Too many facts also weigh down parts of his "Notes From a Lady at a Dinner Party", an ultimately enthralling story whose opening sections are ungainly, information-heavy:

It was during dinner that Karla let Adler know about the note in his pocket. They were six at the table in the large wood-paneled dining room, with a bay window containing a pebbled bed of chrysanthemums and begonias. Besides the hosts there was a middle-aged couple, the Ralph Lewins--he was a colleague of Harris's at the Columbia School of Architecture; and maybe to balance off Adler, Harris's secretary, Shirley Fisher, had been invited, a thin-ankled wet-eyed divorcee in a long bright-blue skirt, who talked and drank liberally. Harris, pouring wine liberally from a bottle in a basket...

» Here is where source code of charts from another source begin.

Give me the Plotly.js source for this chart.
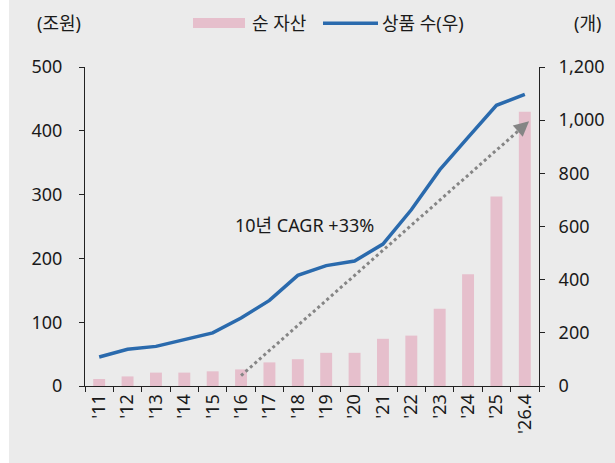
<!DOCTYPE html>
<html><head><meta charset="utf-8">
<script src="https://cdn.plot.ly/plotly-3.0.1.min.js"></script>
<style>
html,body{margin:0;padding:0;background:#ffffff;}
#chart{position:absolute;left:9px;top:0;width:606px;height:463px;}
</style>
</head><body><div id="chart"></div>
<script>
const categories = ["'11","'12","'13","'14","'15","'16","'17","'18","'19","'20","'21","'22","'23","'24","'25","'26.4"];
const netAssets = [11, 15, 21, 21, 23, 26, 37, 42, 52, 52, 74, 79, 121, 175, 297, 430];
const productCount = [109, 138, 149, 175, 200, 256, 322, 416, 453, 470, 534, 663, 813, 935, 1056, 1097];
const leftTicks = [0, 100, 200, 300, 400, 500];
const rightTicks = [0, 200, 400, 600, 800, 1000, 1200];
const seriesNames = ["순 자산", "상품 수(우)"];
const unitLabels = ["(조원)", "(개)"];
const cagrText = "10년 CAGR +33%";
// arrow: start (category index, left-axis value) and tip
const arrowStart = [5, 16.4];
const arrowShaftEnd = [14.85, 403];
const arrowTip = [15.15, 415];

const FONT = "Noto Sans, Noto Sans CJK KR, sans-serif";
const TXT = "#1a1a1a";
const PINK = "#e6bfcc";
const BLUE = "#2a6aad";
const GREY = "#858585";
const BG = "#ebebeb";

const traces = [
  {type:'bar', x:categories, y:netAssets, name:seriesNames[0], marker:{color:PINK}, width:0.42, yaxis:'y', hoverinfo:'x+y'},
  {type:'scatter', mode:'lines', x:categories, y:productCount, name:seriesNames[1], line:{color:BLUE, width:3.5}, yaxis:'y2'}
];

// paper-coordinate helpers (plot area 85..539 px, 67..386 px)
const L=85, R=539, T=67, B=386;
const px = v => (v - L) / (R - L);
const py = v => (B - v) / (B - T);

const layout = {
  width:606, height:463,
  margin:{l:76, r:76, t:67, b:77, pad:0},
  paper_bgcolor:BG, plot_bgcolor:BG,
  font:{family:FONT, size:18, color:TXT},
  showlegend:false,
  bargap:0.58,
  xaxis:{
    type:'category', range:[-0.5, 15.5], tickangle:-90,
    ticks:'outside', tickson:'boundaries', ticklen:5, tickcolor:'#222', tickwidth:1,
    showline:true, linecolor:'#222', linewidth:1, showgrid:false, zeroline:false,
    tickfont:{family:FONT, size:18, color:TXT}, fixedrange:true
  },
  yaxis:{
    range:[0,500], tickvals:leftTicks, ticks:'outside', ticklen:5, tickcolor:'#222',
    showline:true, linecolor:'#222', linewidth:1, showgrid:false, zeroline:false,
    tickfont:{family:FONT, size:18, color:TXT}, ticklabelstandoff:13
  },
  yaxis2:{
    range:[0,1200], tickvals:rightTicks, tickformat:',', overlaying:'y', side:'right',
    ticks:'outside', ticklen:5, tickcolor:'#222',
    showline:true, linecolor:'#222', linewidth:1, showgrid:false, zeroline:false,
    tickfont:{family:FONT, size:18, color:TXT}, ticklabelstandoff:10
  },
  shapes:[
    {type:'line', xref:'x', yref:'y', x0:arrowStart[0], y0:arrowStart[1], x1:arrowShaftEnd[0], y1:arrowShaftEnd[1],
     line:{color:GREY, width:3, dash:'dot'}},
    {type:'rect', xref:'paper', yref:'paper', x0:px(193), x1:px(245), y0:py(28), y1:py(18), fillcolor:PINK, line:{width:0}},
    {type:'line', xref:'paper', yref:'paper', x0:px(323), x1:px(378), y0:py(23.3), y1:py(23.3), line:{color:BLUE, width:3.5}}
  ],
  annotations:[
    {xref:'x', yref:'y', x:arrowTip[0], y:arrowTip[1], ax:-8, ay:7, axref:'pixel', ayref:'pixel',
     showarrow:true, arrowhead:2, arrowsize:1, arrowwidth:3, arrowcolor:GREY, text:''},
    {xref:'paper', yref:'paper', x:px(233), y:py(225), xanchor:'left', yanchor:'middle', showarrow:false,
     text:cagrText, font:{family:FONT, size:18, color:TXT}},
    {xref:'paper', yref:'paper', x:px(250), y:py(23.3), xanchor:'left', yanchor:'middle', showarrow:false,
     text:seriesNames[0], font:{family:FONT, size:18, color:TXT}},
    {xref:'paper', yref:'paper', x:px(380), y:py(23.3), xanchor:'left', yanchor:'middle', showarrow:false,
     text:seriesNames[1], font:{family:FONT, size:18, color:TXT}},
    {xref:'paper', yref:'paper', x:px(35), y:py(23.3), xanchor:'left', yanchor:'middle', showarrow:false,
     text:unitLabels[0], font:{family:FONT, size:18, color:TXT}},
    {xref:'paper', yref:'paper', x:px(603), y:py(23.3), xanchor:'right', yanchor:'middle', showarrow:false,
     text:unitLabels[1], font:{family:FONT, size:18, color:TXT}}
  ]
};

Plotly.newPlot('chart', traces, layout, {displayModeBar:false, staticPlot:true});
</script>
</body></html>
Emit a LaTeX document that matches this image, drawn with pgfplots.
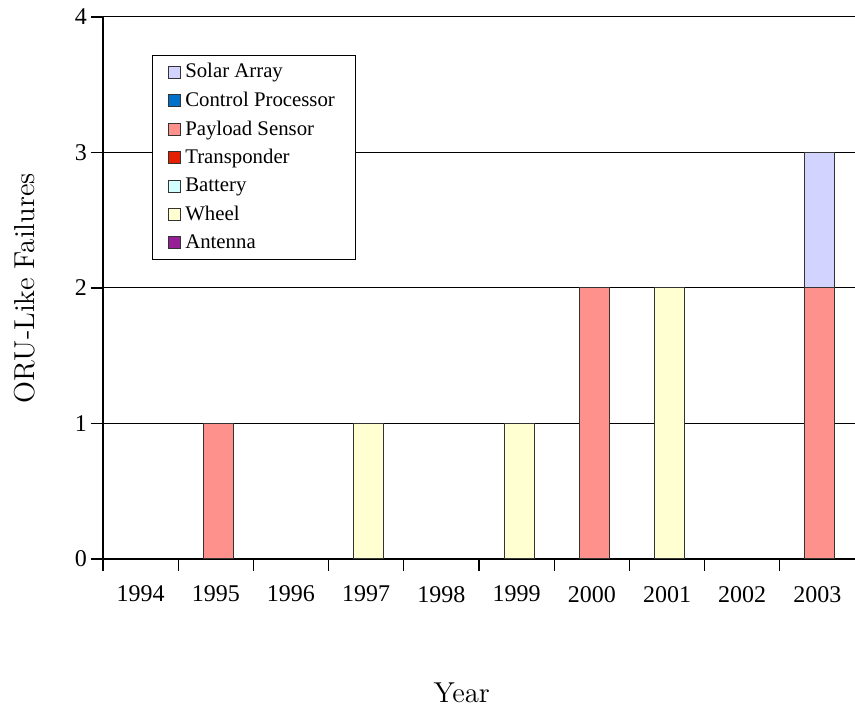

Although the description of the "thin-ankled wet-eyed divorcee" makes her totally present to us, and the news that she talks and drinks liberally also clearly evokes her, the fact that Harris, in the very next sentence, is pouring wine, also liberally, from a bottle in a basket, will make most writers ask, Couldn't Malamud have come up with a replacement for "liberally" in the second sentence? But while other writers might approach (and achieve) the transcendent via economy and elegance, Malamud seems to achieve it by making us pity him just a little bit first, and only then does he unpack his bag of marvels and his heartfelt tricks.

He also eases us into a plot ignited by the first note Karla slips to Adler ("Why do we all think we should be happy, that it's one of the necessary conditions of life?") A Malamudian question that receives from Adler (once he's had the opportunity to write his own note) a Malamudian answer: "Why not? It's a short hard life if you don't outfox it." And in this way both question and answer lead us--reader, rider, horse and writer--in a lopsided gallop into Malamud country. Which, after all, was the country across which Malamud, in book after book, did his tightrope.

Where to? To the next tightrope. From the one over rocks to the one over water.